Le quattro intense ed emozionanti giornate di Napoli Città Libro sono appena passate e il bilancio è più che positivo, con oltre 25mila presenze a Castel Sant’Elmo, dal 4 al 7 aprile. La seconda edizione del Salone del Libro e dell’editoria partenopeo è stata promossa e organizzata dall’Associazione Liber@rte, in collaborazione con il Centro per il libro e la lettura, il Polo Museale della Campania e il Ministero per i Beni e le Attività Culturali, e ha portato nella capoluogo campano più di cento espositori provenienti da diverse parti della Penisola. Gli artefici di questo risultato sono stati Alessandro Polidoro, Rosario Bianco, Diego Guida e Antonio Parlati, che per l’evento hanno scelto il tema Approdi. La cultura è un porto sicuro, come motivo che evoca l’unione indissolubile della libertà delle persone con quella costituita dalla libera creatività e dall’apertura fisica e culturale della società di cui si è parte.
Tanti ospiti famosi sono comparsi tra le mura del castello vomerese – come Gianrico Carofiglio, Pippo Baudo, Renzo Arbore e Michele Serra – e tanti incontri ci sono stati tra scrittori e personaggi dello spettacolo, giornalisti e operatori culturali e soprattutto tra le persone appassionate della lettura. Tra l’Auditorium Rosa dei venti e le sale Levante, Ponente e Libeccio, nomi che ricordano la città di mare e la sua naturale e storica capacità di accoglienza, le sezioni della fiera hanno proposto dibattiti, convegni, presentazioni di libri di narrativa e saggistica. Particolare attesa c’è stata per l’arrivo di Roberto Quesada, l’autore honduregno che ha presentato il suo romanzo Big Banana, diventato un classico della letteratura centroamericana nei due decenni trascorsi, ora pubblicato in lingua italiana dalla Alessandro Polidoro Editore.
La società contemporanea e il ruolo della cultura per il governo dei cambiamenti in atto a livello locale e globale, ma anche il tema dell’inclusione sociale: queste alcune delle tematiche proposte e più seguite nei primi giorni da visitatori e scolaresche venute in massa al castello e poi, nel fine settimana, dal grosso pubblico dei viaggiatori più che turisti, amanti della cultura e alla ricerca delle novità editoriali.

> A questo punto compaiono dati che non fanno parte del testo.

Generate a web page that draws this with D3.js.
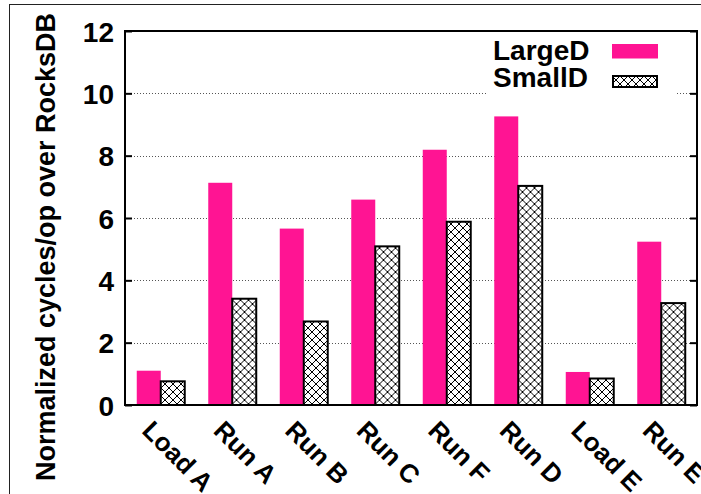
<!DOCTYPE html>
<html>
<head>
<meta charset="utf-8">
<script src="https://cdn.jsdelivr.net/npm/d3@7"></script>
<style>
  html, body { margin: 0; padding: 0; background: #fff; }
  svg { display: block; font-family: "Liberation Sans", Arial, Helvetica, sans-serif; font-weight: bold; }
</style>
</head>
<body>
<svg id="chart" width="701" height="494"></svg>
<script>
// Workloads along the x axis
const categories = ["Load A", "Run A", "Run B", "Run C", "Run F", "Run D", "Load E", "Run E"];
// Series names
const seriesNames = ["LargeD", "SmallD"];
// Normalized cycles/op relative to RocksDB
const largeD = [1.10, 7.13, 5.66, 6.59, 8.19, 9.26, 1.06, 5.24];
const smallD = [0.76, 3.41, 2.68, 5.09, 5.88, 7.03, 0.85, 3.27];
// Y axis ticks
const yTicks = [0, 2, 4, 6, 8, 10, 12];
const gridTicks = [2, 4, 6, 8, 10];

const rows = categories.map((c, i) => ({ cat: c, LargeD: largeD[i], SmallD: smallD[i] }));

const svg = d3.select("#chart");
const plotLeft = 125, plotRight = 697, plotTop = 31, plotBottom = 405;
const pink = "#ff1493";

// Crosshatch fill
const defs = svg.append("defs");
const pat = defs.append("pattern")
  .attr("id", "xhatch")
  .attr("patternUnits", "userSpaceOnUse")
  .attr("width", 8).attr("height", 8);
pat.append("rect").attr("width", 8).attr("height", 8).attr("fill", "#fff");
pat.append("path")
  .attr("d", "M0,0L8,8M8,0L0,8M-1,7L1,9M7,-1L9,1M-1,1L1,-1M7,9L9,7")
  .attr("stroke", "#000").attr("stroke-width", 1).attr("fill", "none");

// Outer frame
svg.append("rect")
  .attr("x", 9.5).attr("y", 4.5).attr("width", 720).attr("height", 520)
  .attr("fill", "none").attr("stroke", "#222").attr("stroke-width", 1);

const x = d3.scaleBand().domain(categories).range([plotLeft, plotRight]).paddingInner(0).paddingOuter(0);
const xs = d3.scaleBand().domain(seriesNames).range([0, x.bandwidth()]).paddingInner(0).paddingOuter(0.49);
const y = d3.scaleLinear().domain([0, 12]).range([plotBottom, plotTop]);
const fills = { LargeD: pink, SmallD: "url(#xhatch)" };

// Dotted grid
svg.append("g").selectAll("line").data(gridTicks).join("line")
  .attr("x1", plotLeft).attr("x2", plotRight)
  .attr("y1", d => Math.round(y(d)) + 0.5).attr("y2", d => Math.round(y(d)) + 0.5)
  .attr("stroke", "#555").attr("stroke-width", 1).attr("stroke-dasharray", "1,2");

// Bars
const groups = svg.append("g").selectAll("g").data(rows).join("g")
  .attr("transform", d => `translate(${x(d.cat)},0)`);
groups.selectAll("rect").data(d => seriesNames.map(k => ({ key: k, v: d[k] }))).join("rect")
  .attr("x", d => xs(d.key))
  .attr("y", d => y(d.v))
  .attr("width", xs.bandwidth())
  .attr("height", d => y(0) - y(d.v))
  .attr("fill", d => fills[d.key])
  .attr("stroke", d => d.key === "SmallD" ? "#000" : "none")
  .attr("stroke-width", 2);

// Legend (opaque box)
const lg = svg.append("g");
lg.append("rect").attr("x", 487).attr("y", 34).attr("width", 188).attr("height", 63).attr("fill", "#fff");
lg.append("text").attr("x", 493).attr("y", 60).attr("font-size", 28).text(seriesNames[0]);
lg.append("text").attr("x", 493).attr("y", 87).attr("font-size", 28).text(seriesNames[1]);
lg.append("rect").attr("x", 612).attr("y", 44).attr("width", 46).attr("height", 14.5).attr("fill", pink);
lg.append("rect").attr("x", 613).attr("y", 76).attr("width", 44).attr("height", 11)
  .attr("fill", "url(#xhatch)").attr("stroke", "#000").attr("stroke-width", 2);

// Left axis with inward ticks
const yAxisL = svg.append("g").attr("transform", `translate(${plotLeft},0)`)
  .call(d3.axisLeft(y).tickValues(yTicks).tickSize(-7).tickPadding(11));
yAxisL.select(".domain").remove();
yAxisL.selectAll("line").attr("stroke", "#000").attr("stroke-width", 2);
yAxisL.selectAll("text").attr("font-size", 28).attr("font-family", "Liberation Sans, Arial, sans-serif")
  .attr("font-weight", "bold").attr("fill", "#000").attr("dy", "0.36em");

// Right axis ticks
const yAxisR = svg.append("g").attr("transform", `translate(${plotRight},0)`)
  .call(d3.axisRight(y).tickValues(yTicks).tickSize(-7).tickFormat(""));
yAxisR.select(".domain").remove();
yAxisR.selectAll("line").attr("stroke", "#000").attr("stroke-width", 2);

// Bottom axis labels, rotated
const xAxis = svg.append("g").attr("transform", `translate(0,${plotBottom})`)
  .call(d3.axisBottom(x).tickSize(0));
xAxis.select(".domain").remove();
xAxis.selectAll("text")
  .attr("x", 0).attr("y", 0).attr("dy", null)
  .attr("transform", "translate(-20,27) rotate(45)")
  .style("text-anchor", "start")
  .attr("font-size", 26).attr("font-family", "Liberation Sans, Arial, sans-serif")
  .attr("font-weight", "bold").attr("fill", "#000");

// Plot border
svg.append("rect")
  .attr("x", plotLeft).attr("y", plotTop).attr("width", plotRight - plotLeft).attr("height", plotBottom - plotTop)
  .attr("fill", "none").attr("stroke", "#000").attr("stroke-width", 2);

// Y axis title
svg.append("text")
  .attr("transform", `translate(55,${(12 + 482) / 2}) rotate(-90)`)
  .attr("text-anchor", "middle")
  .attr("font-size", 27)
  .text("Normalized cycles/op over RocksDB");
</script>
</body>
</html>
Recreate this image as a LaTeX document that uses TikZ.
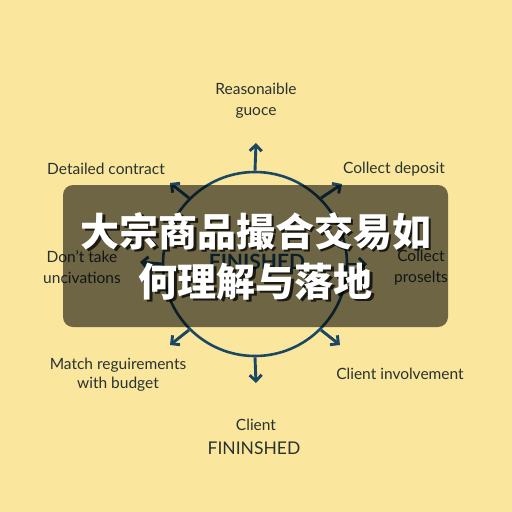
\documentclass[tikz,border=0pt]{standalone}
\usepackage{fontspec}
\setmainfont{Lato}
\newfontfamily\cjk{Noto Sans CJK SC}
\usetikzlibrary{arrows.meta, positioning}
\definecolor{paper}{HTML}{FAE69C}
\definecolor{ink}{HTML}{1A4764}
\definecolor{slate}{HTML}{28332F}

\begin{document}
\begin{tikzpicture}[x=1pt, y=-1pt, >={Straight Barb[length=6pt, width=12pt]},
  lbl/.style={text=slate, font=\fontsize{15.5}{21}\selectfont, align=center},
  spoke/.style={->, ink, line width=2.9pt}]

% Background
\fill[paper] (0,0) rectangle (512,512);

\node[circle, draw=ink, line width=2.6pt, minimum size=184pt] (ring) at (255,264) {};
\node[text=ink, font=\fontsize{21}{24}\selectfont\bfseries] (fin) at (257,262) {FINISHED};

\coordinate (tipN) at (256,143);
\coordinate (tipNW) at (170,183);
\coordinate (tipNE) at (342,184);
\coordinate (tipW) at (140,262);
\coordinate (tipE) at (367,264);
\coordinate (tipSW) at (170,345);
\coordinate (tipSE) at (340,345);
\coordinate (tipS) at (256,383);

\draw[spoke] (ring.north) -- (tipN);
\draw[spoke] (ring.north west) -- (tipNW);
\draw[spoke] (ring.north east) -- (tipNE);
\draw[spoke] (ring.west) -- (tipW);
\draw[spoke] (ring.east) -- (tipE);
\draw[spoke] (ring.south west) -- (tipSW);
\draw[spoke] (ring.south east) -- (tipSE);
\draw[spoke] (ring.south) -- (tipS);

% Labels
\node[lbl] (guide) at (256,101) {Reasonaible\\guoce};
\node[lbl] (contract) at (106,169) {Detailed contract};
\node[lbl] (deposit) at (394,169) {Collect deposit};
\node[lbl] (incent) at (82,267) {Don't take\\uncivations};
\node[lbl] (prosp) at (421,268) {Collect\\proselts};
\node[lbl, font=\fontsize{15.5}{19}\selectfont] (budget) at (118,375) {Match reguirements\\with budget};
\node[lbl] (involve) at (400,374) {Client involvement};
\node[lbl] (client) at (256,425) {Client};
\node[lbl, font=\fontsize{17.5}{20}\selectfont] (finish) at (254,448) {FININSHED};

% Banner
\node[fill=black, fill opacity=0.56, rounded corners=10pt,
      minimum width=385pt, minimum height=142pt] (banner) at (255.5,256) {};
\node[text=black, opacity=0.75, align=center,
      font=\cjk\bfseries\fontsize{39}{50}\selectfont] (shade) at (258.5,258.5)
  {大宗商品撮合交易如\\何理解与落地};
\node[text=white, align=center,
      font=\cjk\bfseries\fontsize{39}{50}\selectfont] (title) at (256,256)
  {大宗商品撮合交易如\\何理解与落地};

\end{tikzpicture}
\end{document}
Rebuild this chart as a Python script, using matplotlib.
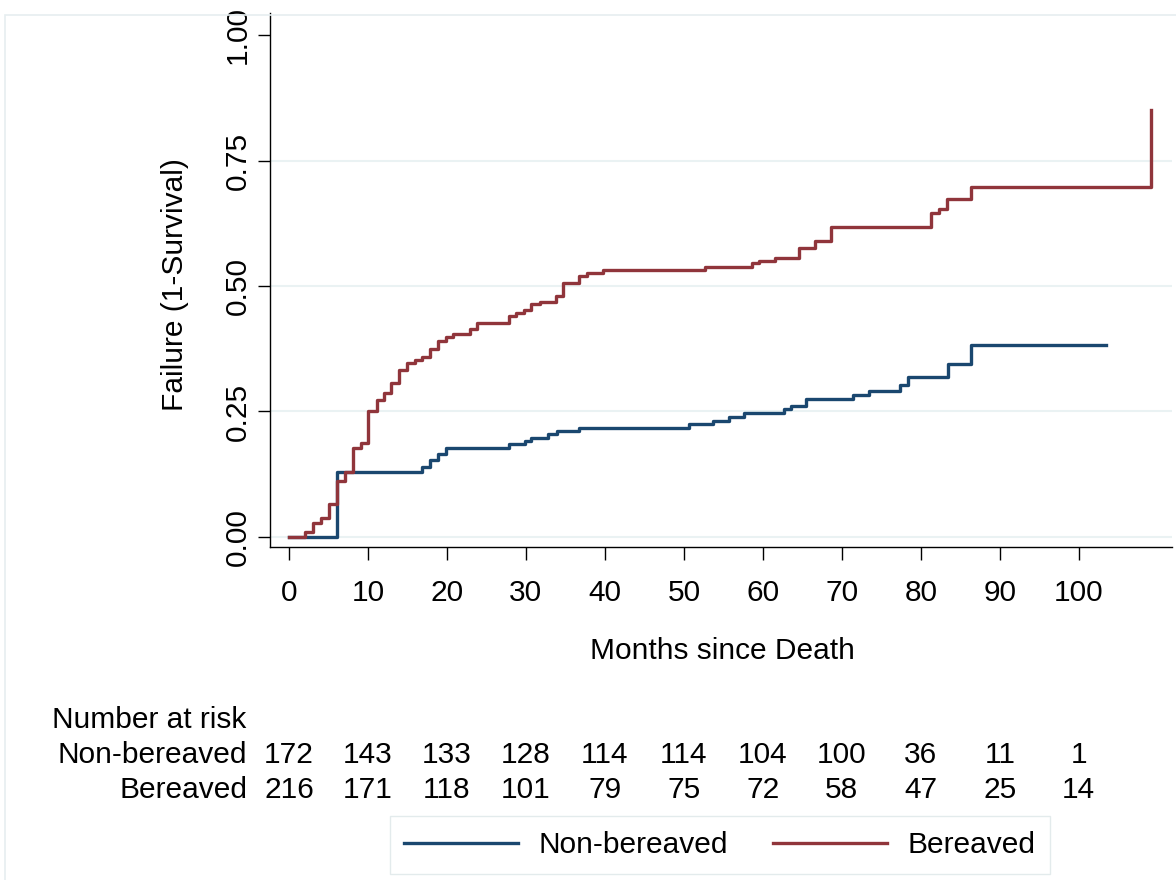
import matplotlib
matplotlib.use("Agg")
import matplotlib.pyplot as plt
import matplotlib.transforms as mtransforms
from matplotlib.lines import Line2D
from matplotlib.patches import Rectangle

# Kaplan-Meier failure curves (months since death, cumulative failure)
bereaved_t = [0, 2.0, 3.1, 4.1, 5.1, 6.1, 7.1, 8.1, 9.1, 10.0, 11.1, 12.0, 12.9, 13.9,
              15.0, 15.9, 16.9, 17.9, 18.9, 19.9, 20.8, 22.9, 23.8, 27.8, 28.7, 29.8,
              30.7, 31.8, 33.8, 34.7, 36.7, 37.7, 39.8, 52.7, 58.6, 59.5, 61.5, 64.6,
              66.6, 68.6, 81.3, 82.3, 83.3, 86.4, 109.2]
bereaved_f = [0, 0.010, 0.028, 0.037, 0.066, 0.112, 0.129, 0.177, 0.187, 0.250, 0.273,
              0.287, 0.307, 0.333, 0.347, 0.353, 0.358, 0.374, 0.391, 0.399, 0.404,
              0.414, 0.426, 0.441, 0.446, 0.452, 0.464, 0.469, 0.481, 0.507, 0.519,
              0.526, 0.532, 0.537, 0.545, 0.550, 0.556, 0.576, 0.590, 0.617, 0.645,
              0.653, 0.673, 0.697, 0.851]

nonbereaved_t = [0, 6.1, 16.9, 17.9, 18.9, 19.9, 27.8, 29.9, 30.7, 32.8, 33.9, 36.7,
                 50.7, 53.7, 55.7, 57.6, 62.7, 63.5, 65.5, 71.4, 73.4, 77.4, 78.4,
                 83.4, 86.4, 103.5]
nonbereaved_f = [0, 0.129, 0.140, 0.153, 0.165, 0.178, 0.185, 0.191, 0.198, 0.205,
                 0.211, 0.217, 0.225, 0.232, 0.239, 0.247, 0.254, 0.261, 0.274, 0.282,
                 0.290, 0.303, 0.318, 0.345, 0.382, 0.382]

# Number at risk table
risk_times = [0, 10, 20, 30, 40, 50, 60, 70, 80, 90, 100]
risk_nonbereaved = [172, 143, 133, 128, 114, 114, 104, 100, 36, 11, 1]
risk_bereaved = [216, 171, 118, 101, 79, 75, 72, 58, 47, 25, 14]

x_ticks = [0, 10, 20, 30, 40, 50, 60, 70, 80, 90, 100]
y_ticks = [0.0, 0.25, 0.50, 0.75, 1.00]
y_ticklabels = ["0.00", "0.25", "0.50", "0.75", "1.00"]

BLUE = "#1a476f"
RED = "#90353b"
GRID = "#eaf2f3"
W, H = 1176, 880
FS = 21.5

plt.rcParams['font.family'] = ['Liberation Sans', 'DejaVu Sans']

fig = plt.figure(figsize=(W / 100, H / 100), dpi=100)

# light outer frame (Stata graph region)
fig.patches.append(Rectangle((5 / W, -0.05), 1.2, 1.05 - 15 / H, transform=fig.transFigure,
                             fill=False, edgecolor="#e6eef0", linewidth=1.2))

ax = fig.add_axes([270 / W, 1 - 547 / H, (1172 - 270) / W, (547 - 13) / H])
ax.set_xlim(-2.4, 111.8)
ax.set_ylim(-0.02, 1.044)

for y in [0.0, 0.25, 0.50, 0.75]:
    ax.axhline(y, color=GRID, linewidth=1.5, zorder=0)

ax.step(nonbereaved_t, nonbereaved_f, where='post', color=BLUE, linewidth=2.4, zorder=3)
ax.step(bereaved_t, bereaved_f, where='post', color=RED, linewidth=2.4, zorder=4)

for s in ['top', 'right']:
    ax.spines[s].set_visible(False)
for s in ['left', 'bottom']:
    ax.spines[s].set_linewidth(1.0)

ax.set_xticks(x_ticks)
ax.set_xticklabels([str(t) for t in x_ticks])
ax.set_yticks(y_ticks)
ax.set_yticklabels(y_ticklabels)
ax.tick_params(axis='both', direction='out', length=9, width=1.0, labelsize=FS)
ax.tick_params(axis='x', pad=14)
ax.tick_params(axis='y', pad=4)
for lab in ax.get_yticklabels():
    lab.set_rotation(90)
    lab.set_va('center')

fig.text(175 / W, 1 - 285 / H, "Failure (1-Survival)", rotation=90, ha='center',
         va='center', fontsize=FS)
fig.text(722 / W, 1 - 651 / H, "Months since Death", ha='center', va='center', fontsize=FS)

# number at risk table, x in data units, y in figure units
trans = mtransforms.blended_transform_factory(ax.transData, fig.transFigure)
fig.text(52 / W, 1 - 720 / H, "Number at risk", ha='left', va='center', fontsize=FS)
fig.text(247 / W, 1 - 755 / H, "Non-bereaved", ha='right', va='center', fontsize=FS)
fig.text(247 / W, 1 - 790 / H, "Bereaved", ha='right', va='center', fontsize=FS)
for t, a, b in zip(risk_times, risk_nonbereaved, risk_bereaved):
    fig.text(t, 1 - 755 / H, str(a), transform=trans, ha='center', va='center', fontsize=FS)
    fig.text(t, 1 - 790 / H, str(b), transform=trans, ha='center', va='center', fontsize=FS)

handles = [Line2D([], [], color=BLUE, linewidth=2.4), Line2D([], [], color=RED, linewidth=2.4)]
leg = fig.legend(handles, ["Non-bereaved", "Bereaved"], loc='center',
                 bbox_to_anchor=(720 / W, 1 - 845 / H), ncol=2, fontsize=FS,
                 frameon=True, fancybox=False, edgecolor="#dde6e8",
                 handlelength=3.8, handletextpad=0.7, columnspacing=1.5,
                 borderpad=0.5, borderaxespad=0)
leg.get_frame().set_linewidth(1.0)

fig.savefig("out.png", dpi=100)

Non sono mancate le critiche negative, anche queste importanti per la crescita di un progetto ambizioso che intende far tesoro dei propri punti deboli, come la scelta di una location straordinaria come Castel Sant’Elmo. Il sito è perfetto come cornice emblematica del patrimonio storico-artistico e culturale di una fiera della cultura, ma dal punto vista logistico e comunicativo ha mostrato diverse lacune. La parziale mancanza di connessione WiFi, per esempio, in diversi punti della struttura espositiva e la segnaletica che non sempre riusciva a guidare bene espositori e pubblico tra gli stand del percorso editoriale hanno complicato il lavoro degli espositori e di certo reso non agevole la piena espressione dell’entusiastica partecipazione pubblica. Il disagio maggiore, comunque, è stato l’alternarsi di calore e freddo pungente nei passaggi da un ambiente all’altro, che ha penalizzato il lavoro quotidiano del personale nelle già lunghe e faticose giornate di impegno ininterrotto. Danno fastidio, tuttavia, certe critiche rancorose e fatte ad arte, per niente propositive, ma questo è uno dei difetti del luogocomunismo partenopeo e nazionale che svilisce ogni proposta, fino a scadere nel più provinciale autolesionismo.
NapoliCittàLibro, in conclusione, ha assunto in due anni una precisa identità, tanto più forte quanto più aperta alla pluralità delle strutture editoriali esistenti e alle articolate proposte culturali che mettono in gioco. Le difficoltà incontrate durante la manifestazione sono state superate grazie alla capacità degli operatori presenti di fare rete, abbandonando i personalismi e aiutandosi l’un l’altro, e realizzando nella pratica, quindi, quanto viene teorizzato ma non sempre poi seguito nella realtà: la riduzione della distanza tra il dire e il fare dell’aggregazione culturale e sociale. Napoli Città Libro somiglia sempre di più alla città che la ospita, perché usa quei beni relazionali che la società e la cultura partenopea possiedono da sempre e che hanno prodotto, questa volta, solidarietà e impegno comune, grazie alla passione per l’ideazione e la promozione di quell’oggetto del desiderio fatto con la carta che chiamiamo libro.